Fringe benefits and import competition

Friday, October 9, 2015: 3:15 PM
Tommaso Tempesti, Ph.D. , Economics, University of Massachusetts Lowell, Lowell, MA
In the United States benefits are now more than 30% of compensation. While many studies have focused on the impact of trade with developing countries on U.S. wages, not much attention has been given to the impact of trade on other components of compensation. I show that if the share of benefits in compensation is not constant, the studies which focus on wages and ignore fringe benefits likely give us biased estimates of the effect of trade on workers’ total compensation and consumption. I use data about employment- sponsored health insurance (EHI) and employment-sponsored retirement plans (ERP) from the National Longitudinal Survey of Youth 1979 (NLSY79).
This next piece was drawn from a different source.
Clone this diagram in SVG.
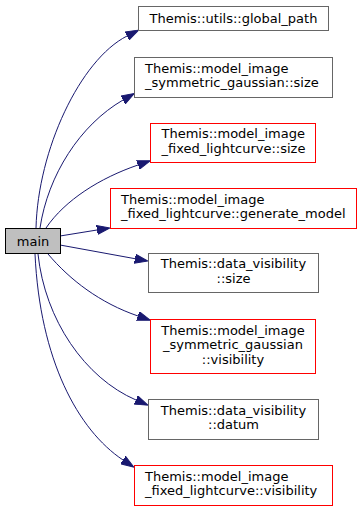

I focus on workers who worked in manufacturing in 1991 and I follow them up to 2006. I then combine this individual level dataset with a measure of Chinese import penetration at the industry level and with an instrument for it, as in Autor, Dorn, Hanson and Song (QJE 2014). I study how EHI coverage and participation in an ERP are affected by Chinese imports competition. For both health-insurance and retirement benefits, I find that trade with China is associated with an increase in the number of years between 1992-2006 that a worker receives these benefits through her employer. This effect is robust to the inclusion of several individual and industry level control variables. Previous studies find a negative effect of trade with China on U.S. workers’ wages. Instead my results suggest that, when benefits are taken into account, the effect of trade with China on U.S. workers’ total compensation is not necessarily negative and may even be positive overall.